“Square Eyes” - Digital Newsflash from Music Ally

on 2011-04-18

Music Export Finland tarjoaa asiakkailleen mahdollisuuden tutustua musiikkialan konsultointiyritys Music Allyn uutissisältöön julkaisemalla Sandbox-uutiskirjeen artikkelin Musiikkiviennissä.

SQUARE EYES

By Music Ally, Published in Sandbox

The TV industry already has a big impact on music, thanks to the boom in reality talent shows like X Factor and American Idol. What else can the music industry take from TV? This week, Sandbox went to the MIPTV conference in Cannes, to see what music marketers might be able to learn from their small-screen compatriots.

The big trends are common to both industries: everyone is buzzing about apps and social media (or, to put it more accurately: about iPhone, Facebook and Twitter). Some of the excitement is specific to TV, but with a bit of lateral thinking, can be applied to music too.

Take the chatter around ‘two-screen’ or ‘second-screen’ applications and activity, for example. This refers to TV viewers sitting on the sofa and using another device – a smartphone, tablet or laptop – while watching a TV show on the bigger screen.

A lot of this is tweeting and status updating, with discussion focusing around how producers and broadcasters can analyse and act on the resulting data – just like there are a number of music-focused startups promising to deliver you metrics about what your artists’ fans are doing and saying online.

Some things are going beyond that though. ABC has launched a ‘Sync’ iPad app that displays different content and social features on screen synced to different parts of a show that’s being watched on the TV. Game show Million Pound Drop, meanwhile, has a playalong Facebook game where people answer questions at the same time as contestants on the live show.

Could this work for music? Companion apps for albums that display lyrics, information and images while tracks play is one idea, especially if those tracks are stored on the iPhone itself. Mobile Roadie’s recent app for The Beatles’ LOVE album allowed fans to play the tracks from their iPod library, but the next step would be to have more content synchronised to this playback.

Gigs might also be ripe for this kind of treatment. Artists and managers may balk at the idea of actively encouraging their fans to look at their phones during a concert rather than the stage, but what’s getting TV companies excited is using these sorts of apps to make fans more engaged, not less. Voting for encores, sharing photos, even seeing details of the DJ’s playlist in between sets... The idea of apps that act as the companion to a gig has plenty of potential.

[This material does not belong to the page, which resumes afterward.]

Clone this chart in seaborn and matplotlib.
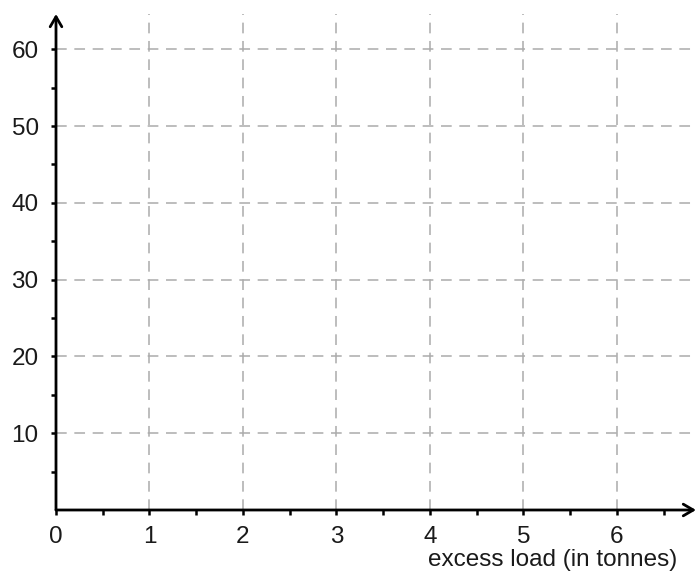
import matplotlib
matplotlib.use("Agg")
import matplotlib.pyplot as plt
import seaborn as sns
import numpy as np

# Datos del gráfico (ejes vacíos con cuadrícula)
x_ticks = [0, 1, 2, 3, 4, 5, 6]
x_minor = [0.5, 1.5, 2.5, 3.5, 4.5, 5.5, 6.5]
y_ticks = [10, 20, 30, 40, 50, 60]
y_minor = [5, 15, 25, 35, 45, 55]
x_max = 6.845
y_max = 64.6
x_label = "excess load (in tonnes)"

sns.set_theme(style="white")
plt.rcParams['font.family'] = ['Liberation Sans', 'DejaVu Sans']

fig = plt.figure(figsize=(6.96, 5.75), dpi=100)
ax = fig.add_axes([56 / 696, 65 / 575, 640 / 696, 496 / 575])
ax.set_xlim(0, x_max)
ax.set_ylim(0, y_max)

for s in ax.spines.values():
    s.set_visible(False)

# cuadrícula discontinua
for xv in x_ticks[1:]:
    ax.axvline(xv, color='#ababab', lw=1.1, ls=(0, (7, 5)), zorder=1)
for yv in y_ticks:
    ax.axhline(yv, color='#ababab', lw=1.1, ls=(0, (7, 5)), zorder=1)

ax.set_xticks(x_ticks)
ax.set_xticks(x_minor, minor=True)
ax.set_yticks(y_ticks)
ax.set_yticks(y_minor, minor=True)
ax.tick_params(axis='both', which='both', direction='out', length=3.5, width=1.8,
               color='black', labelsize=17.5, labelcolor='#1a1a1a',
               bottom=True, left=True)
ax.tick_params(axis='x', which='major', pad=8)
ax.tick_params(axis='y', which='major', pad=9)

# ejes con flechas
arrow = dict(arrowstyle='->,head_length=0.6,head_width=0.35', lw=2, color='black',
             shrinkA=0, shrinkB=0)
ax.annotate('', xy=(1, 0), xytext=(0, 0), xycoords='axes fraction', arrowprops=arrow,
            annotation_clip=False)
ax.annotate('', xy=(0, 1), xytext=(0, 0), xycoords='axes fraction', arrowprops=arrow,
            annotation_clip=False)

fig.text(677 / 696, 1 - 560 / 575, x_label, ha='right', va='center', fontsize=17.5,
         color='#1a1a1a')

fig.savefig("out.png", dpi=100)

Facebook’s head of international business development Christian Hernandez Gallardo gave a talk at the Connected Creativity Forum part of MIPTV which included a focus on a new feature for Facebook Places, the social location feature of Facebook’s smartphone app.

Since it launched last year, people have been able to check in to locations, but now they can check in to events as well. “Think about having a time and place around every single episode of your series,” Gallardo told the assembled TV industry delegates. “We’ve talked to broadcasters about putting up their whole EPG as events on Facebook, and letting people RSVP to them to get a reminder.”

For series, read gigs. There are a number of tools already available to pull artists’ gigs into Facebook as events, which can then be checked in to by fans – which in turn provides artists and their marketers with data on the keen followers, and opens the way for potential competitions and promotions in the future. If Facebook is encouraging TV producers and broadcasters to educate their viewers about checking in, there will be a boost for music too as awareness grows.

Perhaps the most important thing to take away from MIPTV, though, was the idea common to both music and TV industries that social media is not just about artists (or programme makers) connecting with their fans. It’s about fans connecting with one another, around that content. FremantleMedia’s Gary Carter said on a panel session that TV producers are often still surprised that fans of a show might end up forming online relationships – and you could say the same of music marketers.

That said, artist apps are already moving towards having more social features to get fans chatting with one another about the music and the artist, while a number of apps are also encouraging them to share their photos and videos. Both TV and music have traditionally revolved around one-to-many relationships – the artist being the one and the fans being the many. An important new trend in both markets is how to foster this many-to-many communication.